Auch muss Trump nicht erst Schutzzölle und Handelsbarrieren neu erfinden, die Abschotterei ist laut der Studie ebenfalls längst in vollem Gange: Sie zählt zwischen 2014 und Mitte 2016 mehr als 1800 neue Handelsbarrieren auf — mehr als 700 pro Jahr oder fast 60 pro Monat. Sie reichen von Zöllen über Strafmaßnahmen bis zur Änderung von Normen und Richtlinien, um jeweils ausländische Marktteilnehmer auszuschließen. Die Haupt-Freihandelsbehinderer auf den ersten Plätzen: Russland, Indien, die USA, Brasilien und Indonesien.

Beide Negativ-Trends — Handelsrückgang und Protektionismus — kann Trump absichtlich oder aus Dummheit verstärken, aber er ist nicht ihre Ursache. Insofern ist es auch völlig unangemessen, wie die ersten Industrie-Unternehmen schon jetzt vor Trump peinlicherweise auf dem Bauch kriechen.
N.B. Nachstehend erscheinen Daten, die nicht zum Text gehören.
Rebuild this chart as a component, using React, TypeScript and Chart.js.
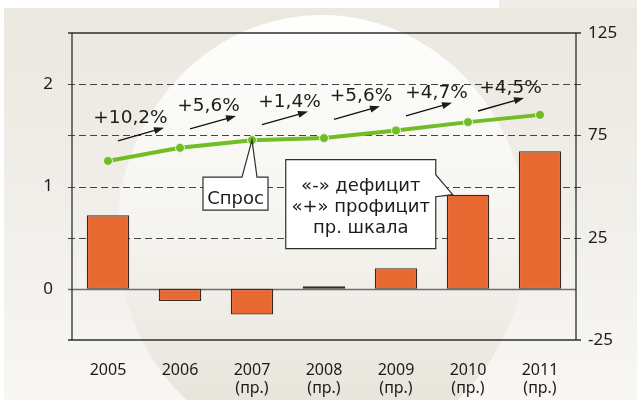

Was weitaus mehr Sorge bereiten müsste, als es tut, ist, was der luxemburgische Außenminister Jean Asselborn am Mittwochabend auf einer Veranstaltung des Zeitungsverlags Aachen berichtete: Trumps Twitter-Nachrichten reichen bereits jetzt aus, um namentlich Großbritannien dazu zu verleiten, vor dem beschlossenen Ausstieg gemeinsame EU-Beschlüsse und damit eine einheitliche europäische Linie zu behindern.

Es könne eine Situation eintreten, so der dienstälteste Außenminister eines EU-Staates, in der diejenigen, die Europa nach vorne bringen wollen, diesen Weg ohne diejenigen gehen müssen, die es noch immer nicht begriffen haben und auch nicht begreifen wollen. Was Asselborn nicht dazu sagen musste: Das wäre schlecht. Aber auch das wäre am Ende das Selbstversagen Europas und nicht die Schuld Trumps.

Wer die Zukunft gestalten will, sollte sie nicht schwarz malen. Amerika ist schon lange nicht mehr der Erziehungsberechtigte seiner europäischen Partner. Europas Emanzipation ist lange überfällig. Nun ist sie auch unumgänglich. Das ist eine Chance.

Update: In einer früheren Version dieses Kommentars wurde US-Vizepräsident Mike Pence mit dem früheren Vorsitzenden der republikanischen Partei, Reince Priebus, verwechselt.